Now consider the Lagrangian density for a free scalar field $\phi$ $$\mathcal L = \frac{1}{2}(\partial_\mu \phi) (\partial^\mu \phi) - m^2\phi^2.$$ Since $\partial_\mu$ has the dimension of inverse length which is the same as the dimension of mass, this is dimensionally correct. Since action is dimensionless, and $$S = \int d^4 x \, \mathcal L$$ and $d^4 x$ has units of $L^4 = [m]^{-4}$, $\mathcal L$ must have the dimensions of $m^4$. This means that the field $\phi$ must have the dimension of mass.
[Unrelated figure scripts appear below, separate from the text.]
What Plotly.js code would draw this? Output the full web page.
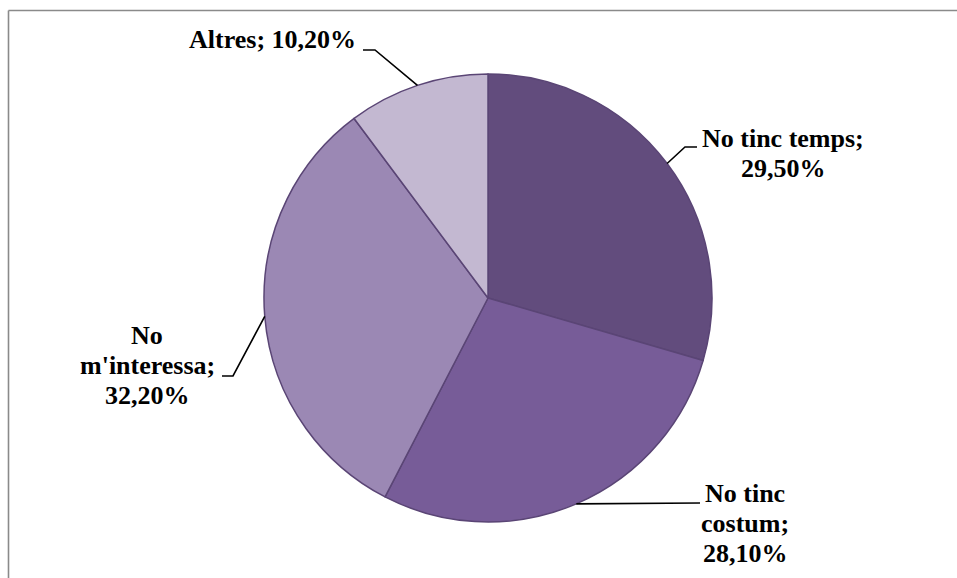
<!DOCTYPE html>
<html>
<head>
<meta charset="utf-8">
<script src="https://cdn.plot.ly/plotly-3.0.1.min.js"></script>
<style>html,body{margin:0;padding:0;background:#fff;}#chart{width:957px;height:578px;}</style>
</head>
<body>
<div id="chart"></div>
<script>
// ---- data ----
var categories = ["No tinc temps", "No tinc costum", "No m'interessa", "Altres"];
var values = [29.5, 28.1, 32.2, 10.2];
var colors = ["#624C7D", "#775C98", "#9B88B4", "#C3B8D1"];

// ---- layout constants (pixels) ----
var W = 957, H = 578;
var CX = 488, CY = 298, R = 224;
function px(x) { return x / W; }
function py(y) { return 1 - y / H; }

function fmt(v) { return v.toFixed(2).replace('.', ',') + '%'; }

// line breaks for each label (style)
var labelLines = [
  [categories[0] + ';', fmt(values[0])],
  ["No tinc", "costum;", fmt(values[1])],
  ["No", "m'interessa;", fmt(values[2])],
  [categories[3] + '; ' + fmt(values[3])]
];
// label centre x and first-line centre y, pixels
var labelPos = [
  {x: 783, y: 138},
  {x: 745, y: 493},
  {x: 147, y: 335},
  {x: 272, y: 40}
];
var LINE = 30;
// leader line elbows: [elbow, end] in pixels
var leaderPts = [
  [[685, 147], [697, 147]],
  [[700, 503], [700, 503]],
  [[233, 376], [222, 376]],
  [[375, 50], [363, 50]]
];

var FONT = "'Liberation Serif', 'Times New Roman', Times, serif";

var total = values.reduce(function (a, b) { return a + b; }, 0);
var annotations = [];
var shapes = [];
var cum = 0;
for (var i = 0; i < values.length; i++) {
  var mid = (cum + values[i] / 2) / total;
  cum += values[i];
  var ang = mid * 2 * Math.PI;
  var ex = CX + R * Math.sin(ang), ey = CY - R * Math.cos(ang);
  var p1 = leaderPts[i][0], p2 = leaderPts[i][1];
  shapes.push({
    type: 'path', xref: 'paper', yref: 'paper',
    path: 'M ' + px(ex) + ',' + py(ey) + ' L ' + px(p1[0]) + ',' + py(p1[1]) + ' L ' + px(p2[0]) + ',' + py(p2[1]),
    line: {color: '#000', width: 1.6}
  });
  for (var k = 0; k < labelLines[i].length; k++) {
    annotations.push({
      xref: 'paper', yref: 'paper',
      x: px(labelPos[i].x), y: py(labelPos[i].y + k * LINE),
      xanchor: 'center', yanchor: 'middle',
      text: labelLines[i][k],
      showarrow: false,
      font: {family: FONT, size: 26, color: '#000', weight: 'bold'}
    });
  }
}

// frame (top and left edges)
shapes.push({type: 'line', xref: 'paper', yref: 'paper', x0: px(8.5), x1: 1, y0: py(10.5), y1: py(10.5), line: {color: '#8a8a8a', width: 1.6}});
shapes.push({type: 'line', xref: 'paper', yref: 'paper', x0: px(8.5), x1: px(8.5), y0: py(10.5), y1: 0, line: {color: '#8a8a8a', width: 1.6}});

var trace = {
  type: 'pie',
  labels: categories,
  values: values,
  sort: false,
  direction: 'clockwise',
  rotation: 0,
  textinfo: 'none',
  hoverinfo: 'label+percent',
  marker: {colors: colors, line: {color: '#5A4575', width: 1.5}},
  domain: {x: [px(CX - R), px(CX + R)], y: [py(CY + R), py(CY - R)]}
};

Plotly.newPlot('chart', [trace], {
  width: W, height: H,
  margin: {l: 0, r: 0, t: 0, b: 0},
  paper_bgcolor: '#fff',
  font: {family: FONT},
  showlegend: false,
  annotations: annotations,
  shapes: shapes
}, {displayModeBar: false, staticPlot: true});
</script>
</body>
</html>
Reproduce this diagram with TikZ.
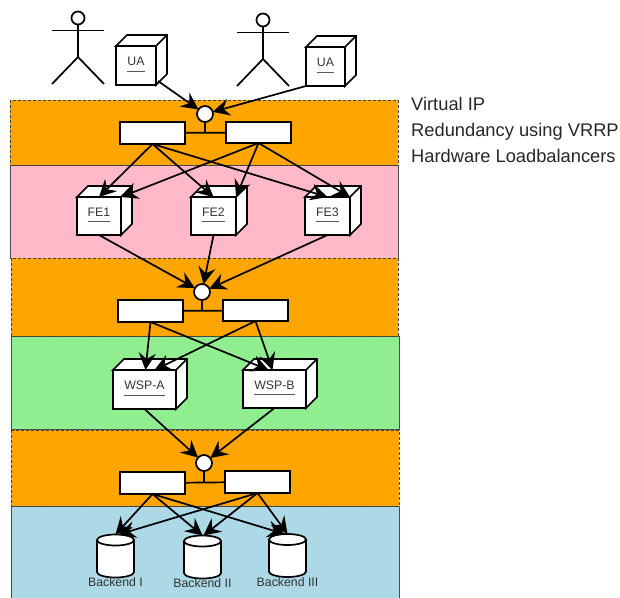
\documentclass[tikz,border=0pt]{standalone}
\usepackage{fontspec}
\setmainfont{Liberation Sans}
\usetikzlibrary{arrows.meta}
\definecolor{bandorange}{RGB}{255,165,0}
\definecolor{bandpink}{RGB}{255,185,200}
\definecolor{bandgreen}{RGB}{144,238,144}
\definecolor{bandblue}{RGB}{173,216,230}
\tikzset{
	solidband/.style={draw=black!70, line width=0.7pt},
	dashband/.style={draw=black!75, line width=0.8pt, dash pattern=on 3pt off 2pt},
	outline/.style={draw=black, line width=1.7pt, fill=white, line join=miter},
	flowbox/.style={outline, rectangle, inner sep=0pt, outer sep=0pt},
	vipdot/.style={outline, circle, inner sep=0pt, outer sep=0pt, minimum size=16pt},
	backenddb/.style={rectangle, inner sep=0pt, outer sep=0pt, minimum width=37pt, minimum height=43pt},
	link/.style={draw=black, line width=1.7pt},
	flow/.style={link, -{Stealth[length=17pt, width=17pt, inset=6pt]}},
	boxlabel/.style={font=\fontsize{12.3pt}{14pt}\selectfont, text=black!80, inner sep=0pt, anchor=base},
	sidenote/.style={font=\fontsize{18.3pt}{20pt}\selectfont, text=black!85, inner sep=0pt, anchor=base west},
}
\begin{document}
\begin{tikzpicture}[x=1pt, y=-1pt]
	\useasboundingbox (0,0) rectangle (620,597);
	% bands
	\draw[solidband, fill=bandpink] (10,165) rectangle (398,258);
	\draw[solidband, fill=bandgreen] (11,336) rectangle (399,429);
	\draw[solidband, fill=bandblue] (11,506) rectangle (399,600);
	\draw[dashband, fill=bandorange] (10,100) rectangle (398,165);
	\draw[dashband, fill=bandorange] (11,258) rectangle (398,336);
	\draw[dashband, fill=bandorange] (11,430) rectangle (399,506);
	% side text
	\node[sidenote] (noteone) at (411,110) {Virtual IP};
	\node[sidenote] (notetwo) at (411,136) {Redundancy using VRRP};
	\node[sidenote] (notethree) at (411,162) {Hardware Loadbalancers};
	% actors
	\foreach \who/\px/\py in {userone/78/18, usertwo/263/20} {
		\begin{scope}[shift={(\px,\py)}]
			\draw[link] (0,6.5) -- (0,39);
			\draw[link] (-26,12.5) -- (26,12.5);
			\draw[link] (-26,66) -- (0,39) -- (26,66);
			\node[vipdot, minimum size=13pt] (\who) at (0,0) {};
		\end{scope}
	}
	% cubes
	\foreach \name/\cx/\cy/\bw/\bh/\txt in {ua1/136/65.5/40/39/UA, ua2/325.5/66.5/39/39/UA, fe1/99/216/44/38/FE1, fe2/213.5/216/45/38/FE2, fe3/327.5/216/45/38/FE3, wspa/144.5/389.5/63/39/WSP-A, wspb/274.5/389/63/38/WSP-B} {
		\node[flowbox, minimum width=\bw pt, minimum height=\bh pt] (\name) at (\cx,\cy) {};
		\draw[outline] (\name.north west) -- ++(11,-11) -- ++(\bw,0) -- ++(0,\bh) -- (\name.south east) -- (\name.north east) -- cycle;
		\draw[link] (\name.north east) -- ++(11,-11);
		\node[boxlabel] (\name label) at (\name.center) {\txt};
		\draw[draw=black!65, line width=1pt] ([yshift=-5.5pt]\name label.base west) -- ([yshift=-5.5pt]\name label.base east);
	}
	% redundant pairs
	\node[vipdot] (vipa) at (205,114) {};
	\node[flowbox, minimum width=65pt, minimum height=22pt] (lba1) at (152.5,133) {};
	\node[flowbox, minimum width=65pt, minimum height=21pt] (lba2) at (258.5,132.5) {};
	\node[vipdot] (vipb) at (202,292) {};
	\node[flowbox, minimum width=65pt, minimum height=22pt] (lbb1) at (150.5,311) {};
	\node[flowbox, minimum width=65pt, minimum height=21pt] (lbb2) at (255.5,310.5) {};
	\node[vipdot] (vipc) at (204,463) {};
	\node[flowbox, minimum width=65pt, minimum height=22pt] (lbc1) at (152.5,483) {};
	\node[flowbox, minimum width=65pt, minimum height=22pt] (lbc2) at (257.5,482) {};
	\draw[link] (lba1) -- (lba2);
	\draw[link] (vipa) -- (vipa |- lba1);
	\draw[link] (lbb1) -- (lbb2);
	\draw[link] (vipb) -- (vipb |- lbb1);
	\draw[link] (lbc1) -- (lbc2);
	\draw[link] (vipc) -- (vipc |- lbc1);
	% backends
	\foreach \name/\cx/\cy/\txt in {db1/115.5/556/Backend I, db2/202.5/557/Backend II, db3/287.5/555.5/Backend III} {
		\node[backenddb] (\name) at (\cx,\cy) {};
		\draw[outline] ([yshift=-5.5pt]\name.north west) -- ([yshift=5.5pt]\name.south west)
			arc[start angle=180, end angle=360, x radius=18.5pt, y radius=5.5pt]
			-- ([yshift=-5.5pt]\name.north east)
			arc[start angle=0, end angle=180, x radius=18.5pt, y radius=5.5pt]
			arc[start angle=180, end angle=360, x radius=18.5pt, y radius=5.5pt];
		\node[boxlabel, anchor=north] (\name label) at ([yshift=-21.5pt]\name.center) {\txt};
	}
	% flows
	\draw[flow] ([xshift=2pt, yshift=4pt]ua1.south east) -- (vipa);
	\draw[flow] (ua2.south west) -- (vipa);
	\foreach \fe in {fe1, fe2, fe3} {
		\draw[flow] (lba1.south) -- (\fe.north);
		\draw[flow] (lba2.south) -- (\fe.north east);
		\draw[flow] (\fe.south) -- (vipb);
	}
	\draw[flow] (lbb1.south) -- ([xshift=1pt]wspa.north);
	\draw[flow] (lbb2.south) -- ([xshift=10pt]wspa.north);
	\draw[flow] (lbb1.south) -- ([xshift=-6pt]wspb.north);
	\draw[flow] (lbb2.south) -- ([xshift=-2pt]wspb.north);
	\draw[flow] (wspa.south) -- (vipc);
	\draw[flow] (wspb.south) -- (vipc);
	\draw[flow] (lbc1.south) -- (db1.north);
	\draw[flow] (lbc2.south) -- ([xshift=3pt]db1.north);
	\draw[flow] (lbc1.south) -- (db2.north);
	\draw[flow] (lbc2.south) -- ([xshift=1pt]db2.north);
	\draw[flow] (lbc1.south) -- ([xshift=-3pt]db3.north);
	\draw[flow] (lbc2.south) -- (db3.north);
\end{tikzpicture}
\end{document}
Then naturally, its expectation values also have this dimension.

In QCD there is also symmetry breaking from vacuum expectation values of the form $$v_q = \langle \overline{q} \gamma^5 q \rangle$$ where $q$ is a quark field, that is, a fermionic spinor field. The Lagrangian density for a free Dirac spinor field $\psi$ is $$\mathcal L = \overline{\psi}(i\gamma^\mu \partial_\mu - m)\psi.$$ By the same dimensional analysis argument you see that $[\psi] = [m]^{3/2}$, and so the VEV $v_q$ has dimensions of mass cubed.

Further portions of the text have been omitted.